The other contrast brought out in the book is the relationship between the third incomer to Grianan, a city ‘revolutionary’ and idealist, Finla Gillespie, and his Highland friends. Finla’s presence reminds the reader of the two Scotlands, the Scotland of the cities and urban sprawl and that of the Highlands. Gunn was deeply conscious of being a Highlander and in the differences between his attitudes to certain essentials from those of his friends elsewhere in Scotland. Finla’s presence adds yet another dimension to the book without steering it towards gloomy debates on the predicament of the deprived people of industrialised Scotland. Gunn simply stands back and lets the book ramble on as an exciting yarn, punctuated by moments of melodrama. The thread of humour running through the book (and Gunn had a subtle sense of humour) prevents the development of the serious and gloomy undertones so marked in The Lost Glen and allows the book to take on a Buchanesque hue. Gunn, the Highlander, the returning native and the visionary, however, remains at the heart of this book, themes from which re-emerge in later and more successful novels.

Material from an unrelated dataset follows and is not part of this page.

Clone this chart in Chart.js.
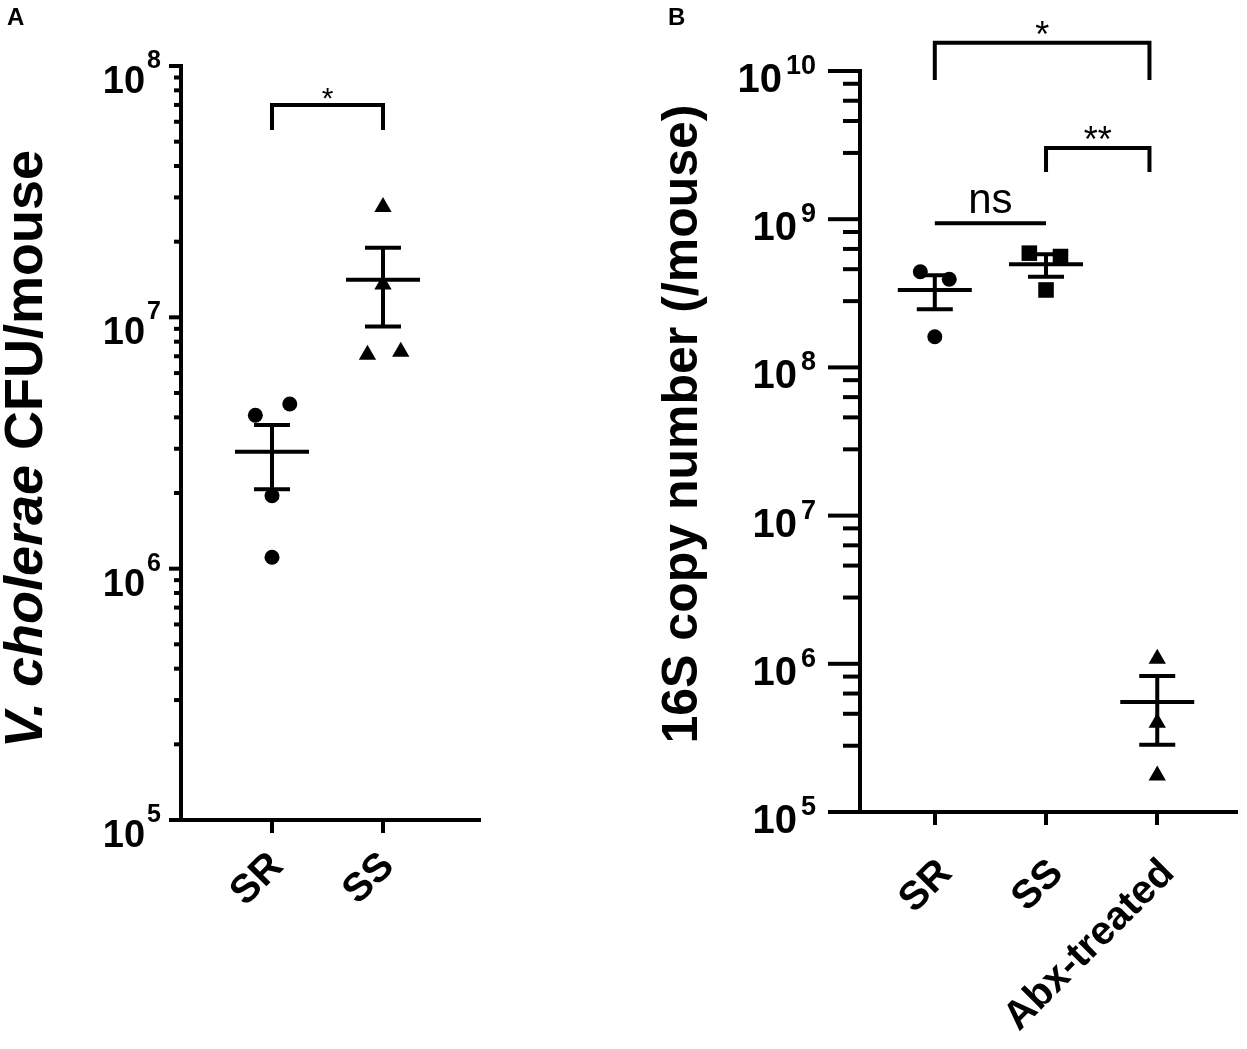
<!DOCTYPE html>
<html>
<head>
<meta charset="utf-8">
<script src="https://cdn.jsdelivr.net/npm/chart.js@4.4.1/dist/chart.umd.min.js"></script>
<style>
  html, body { margin: 0; padding: 0; background: #fff; }
  .panel { position: absolute; top: 0; height: 1049px; }
  #wrapA { left: 0; width: 620px; }
  #wrapB { left: 620px; width: 627px; }
</style>
</head>
<body>
<div class="panel" id="wrapA"><canvas id="chartA"></canvas></div>
<div class="panel" id="wrapB"><canvas id="chartB"></canvas></div>
<script>
// ---- Panel A: V. cholerae CFU per mouse ----
const groupsA = ['SR', 'SS'];
const pointsSrA = [4.08e6, 4.52e6, 1.95e6, 1.11e6];
const pointsSsA = [2.75e7, 1.35e7, 7.1e6, 7.3e6];
const jitterSrA = [-0.15, 0.16, 0, 0];
const jitterSsA = [0, 0, -0.14, 0.16];
const meanA = [2.92e6, 1.41e7];
const semUpA = [3.73e6, 1.89e7];
const semLowA = [2.07e6, 9.2e6];
const decadesA = [5, 6, 7, 8];
const minorStepsA = [2, 3, 4, 5, 6, 7, 8, 9];
const bracketsA = [
    { from: 1, to: 2, top: 7.0e7, leg: 5.56e7, text: '*' }
];

// ---- Panel B: 16S copy number per mouse ----
const groupsB = ['SR', 'SS', 'Abx-treated'];
const pointsSrB = [4.42e8, 3.93e8, 1.61e8];
const pointsSsB = [5.9e8, 5.6e8, 3.33e8];
const pointsAbxB = [1.08e6, 4.0e5, 1.76e5];
const jitterSrB = [-0.13, 0.13, 0];
const jitterSsB = [-0.15, 0.13, 0];
const jitterAbxB = [0, 0, 0];
const meanB = [3.33e8, 4.96e8, 5.52e5];
const semUpB = [4.18e8, 5.8e8, 8.28e5];
const semLowB = [2.47e8, 4.09e8, 2.84e5];
const decadesB = [5, 6, 7, 8, 9, 10];
const minorStepsB = [2.8, 4.6, 6.3, 8.2];
const bracketsB = [
    { from: 1, to: 2.93, top: 1.55e10, leg: 8.7e9, text: '*' },
    { from: 2, to: 2.93, top: 3.02e9, leg: 2.08e9, text: '**' },
    { from: 1, to: 2, top: 9.4e8, leg: null, text: 'ns' }
];

const FONT = '"Liberation Sans", Arial, Helvetica, sans-serif';

function toPoints(values, group, jitter) {
    return values.map((v, i) => ({ x: group + jitter[i], y: v }));
}

function line(ctx, x1, y1, x2, y2) {
    ctx.beginPath();
    ctx.moveTo(x1, y1);
    ctx.lineTo(x2, y2);
    ctx.stroke();
}

// draws error bars, log ticks with superscript labels, brackets, labels and titles
function decoPlugin(cfg) {
    return {
        id: 'deco',
        afterDraw(chart) {
            const ctx = chart.ctx;
            const xs = chart.scales.x, ys = chart.scales.y;
            const axisX = chart.chartArea.left;
            const axisY = chart.chartArea.bottom;
            ctx.save();
            ctx.strokeStyle = '#000';
            ctx.fillStyle = '#000';
            ctx.lineWidth = 4;

            // mean +/- SEM
            cfg.mean.forEach((m, i) => {
                const cx = xs.getPixelForValue(i + 1);
                const ym = ys.getPixelForValue(m);
                const yu = ys.getPixelForValue(cfg.up[i]);
                const yl = ys.getPixelForValue(cfg.low[i]);
                line(ctx, cx - 37, ym, cx + 37, ym);
                line(ctx, cx, yu, cx, yl);
                line(ctx, cx - 18, yu, cx + 18, yu);
                line(ctx, cx - 18, yl, cx + 18, yl);
            });

            // y ticks: decades long, minor steps short
            cfg.decades.forEach((d, k) => {
                const py = ys.getPixelForValue(Math.pow(10, d));
                line(ctx, axisX - cfg.majorLen, py, axisX, py);
                if (k < cfg.decades.length - 1) {
                    cfg.minor.forEach(s => {
                        const my = ys.getPixelForValue(s * Math.pow(10, d));
                        line(ctx, axisX - cfg.minorLen, my, axisX, my);
                    });
                }
                // label 10^d
                const right = axisX - cfg.majorLen - cfg.labelGap;
                ctx.textAlign = 'right';
                ctx.textBaseline = 'alphabetic';
                ctx.font = 'bold ' + cfg.expSize + 'px ' + FONT;
                const exp = String(d);
                const ew = ctx.measureText(exp).width;
                ctx.fillText(exp, right, py + cfg.expDy);
                ctx.font = 'bold ' + cfg.baseSize + 'px ' + FONT;
                ctx.fillText('10', right - ew - cfg.expGap, py + cfg.baseDy);
            });

            // x category labels, rotated 45 degrees
            ctx.font = 'bold 40px ' + FONT;
            ctx.textAlign = 'right';
            ctx.textBaseline = 'middle';
            cfg.groups.forEach((g, i) => {
                const px = xs.getPixelForValue(i + 1);
                ctx.save();
                ctx.translate(px + cfg.labelDx, axisY + cfg.labelDy);
                ctx.rotate(-Math.PI / 4);
                ctx.fillText(g, 0, 0);
                ctx.restore();
            });

            // significance brackets
            cfg.brackets.forEach(b => {
                const x1 = xs.getPixelForValue(b.from);
                const x2 = xs.getPixelForValue(b.to);
                const yt = ys.getPixelForValue(b.top);
                ctx.textAlign = 'center';
                ctx.textBaseline = 'alphabetic';
                if (b.leg !== null) {
                    const yl = ys.getPixelForValue(b.leg);
                    ctx.beginPath();
                    ctx.moveTo(x1, yl);
                    ctx.lineTo(x1, yt);
                    ctx.lineTo(x2, yt);
                    ctx.lineTo(x2, yl);
                    ctx.stroke();
                    ctx.font = cfg.starSize + 'px ' + FONT;
                    ctx.fillText(b.text, (x1 + x2) / 2, yt + cfg.starDy);
                } else {
                    line(ctx, x1, yt, x2, yt);
                    ctx.font = cfg.nsSize + 'px ' + FONT;
                    ctx.fillText(b.text, (x1 + x2) / 2, yt - 10);
                }
            });

            // y axis title (rotated)
            ctx.save();
            ctx.translate(cfg.titleX, cfg.titleY);
            ctx.rotate(-Math.PI / 2);
            ctx.textAlign = 'left';
            ctx.textBaseline = 'alphabetic';
            let total = 0;
            cfg.title.forEach(part => {
                ctx.font = part.style + ' ' + cfg.titleSize + 'px ' + FONT;
                total += ctx.measureText(part.text).width;
            });
            let tx = -total / 2;
            cfg.title.forEach(part => {
                ctx.font = part.style + ' ' + cfg.titleSize + 'px ' + FONT;
                ctx.fillText(part.text, tx, 0);
                tx += ctx.measureText(part.text).width;
            });
            ctx.restore();

            // panel letter
            ctx.font = 'bold 24px ' + FONT;
            ctx.textAlign = 'left';
            ctx.textBaseline = 'alphabetic';
            ctx.fillText(cfg.letter, cfg.letterX, 25);
            ctx.restore();
        }
    };
}

function buildPanel(id, cfg) {
    new Chart(document.getElementById(id).getContext('2d'), {
        type: 'scatter',
        data: { datasets: cfg.datasets },
        options: {
            responsive: true,
            maintainAspectRatio: false,
            animation: false,
            layout: { padding: { top: cfg.top, right: cfg.right, left: 0, bottom: 0 } },
            plugins: { legend: { display: false }, tooltip: { enabled: false } },
            scales: {
                x: {
                    type: 'linear',
                    min: cfg.xMin,
                    max: cfg.xMax,
                    afterBuildTicks: s => { s.ticks = cfg.groups.map((g, i) => ({ value: i + 1 })); },
                    afterFit: s => { s.height = cfg.xHeight; },
                    grid: {
                        display: true, drawOnChartArea: false, drawTicks: true,
                        tickLength: 13, tickWidth: 4, tickColor: '#000', lineWidth: 4, color: '#000'
                    },
                    border: { display: true, width: 4, color: '#000' },
                    ticks: { display: false }
                },
                y: {
                    type: 'logarithmic',
                    min: Math.pow(10, cfg.decades[0]),
                    max: Math.pow(10, cfg.decades[cfg.decades.length - 1]),
                    afterFit: s => { s.width = cfg.yWidth; },
                    grid: { display: false },
                    border: { display: true, width: 4, color: '#000' },
                    ticks: { display: false }
                }
            }
        },
        plugins: [decoPlugin(cfg)]
    });
}

buildPanel('chartA', {
    groups: groupsA,
    datasets: [
        { data: toPoints(pointsSrA, 1, jitterSrA), pointStyle: 'circle', pointRadius: 7.5, backgroundColor: '#000', borderWidth: 0 },
        { data: toPoints(pointsSsA, 2, jitterSsA), pointStyle: 'triangle', pointRadius: 10, backgroundColor: '#000', borderWidth: 0 }
    ],
    mean: meanA, up: semUpA, low: semLowA,
    decades: decadesA, minor: minorStepsA, brackets: bracketsA,
    xMin: 0.18, xMax: 2.865, top: 66, right: 141, xHeight: 229, yWidth: 181,
    labelDx: 5, labelDy: 40,
    majorLen: 12, minorLen: 7, labelGap: 8, expGap: 2,
    baseSize: 38, expSize: 25, baseDy: 27, expDy: 2,
    starSize: 30, starDy: 3, nsSize: 42,
    title: [{ text: 'V. cholerae', style: 'italic bold' }, { text: ' CFU/mouse', style: 'bold' }],
    titleSize: 54, titleX: 42, titleY: 449,
    letter: 'A', letterX: 7
});

buildPanel('chartB', {
    groups: groupsB,
    datasets: [
        { data: toPoints(pointsSrB, 1, jitterSrB), pointStyle: 'circle', pointRadius: 7.5, backgroundColor: '#000', borderWidth: 0 },
        { data: toPoints(pointsSsB, 2, jitterSsB), pointStyle: 'rect', pointRadius: 11, backgroundColor: '#000', borderWidth: 0 },
        { data: toPoints(pointsAbxB, 3, jitterAbxB), pointStyle: 'triangle', pointRadius: 10, backgroundColor: '#000', borderWidth: 0 }
    ],
    mean: meanB, up: semUpB, low: semLowB,
    decades: decadesB, minor: minorStepsB, brackets: bracketsB,
    xMin: 0.3275, xMax: 3.708, top: 71, right: 0, xHeight: 237, yWidth: 240,
    labelDx: 11, labelDy: 55,
    majorLen: 32, minorLen: 17, labelGap: 12, expGap: 4,
    baseSize: 40, expSize: 27, baseDy: 21, expDy: 3,
    starSize: 36, starDy: 4, nsSize: 42,
    title: [{ text: '16S copy number (/mouse)', style: 'bold' }],
    titleSize: 50, titleX: 77, titleY: 424,
    letter: 'B', letterX: 48
});
</script>
</body>
</html>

The Poaching at Grianan suffered from not having been subjected to a critical and severe revision by its author and by never having appeared as a complete novel. It now appears in book form as a carefully edited and beautifully presented publication. It brings to mind the Edinburgh edition of the Waverley novels, which is making Scott’s work more attractive to the reading public. I am sure that this edition will be an attractive and useful reference tool for researchers interested in Gunn’s work and in Scottish novels in general. I feel honoured to have been involved in what has been described in Napier University as a ‘live project’ and am grateful to the students and two of their lecturers, Alistair McCleery and Ian Gunn, for ‘dusting down’ this early unsung work and making it more readily available to scholars everywhere. I should like to finish this preface with a simile. For me, The Poaching at Grianan is like an unfinished and neglected portrait that gave life and beauty to many others from the same brush and which, with some greatly needed restoration, does not look too bad now in its own right.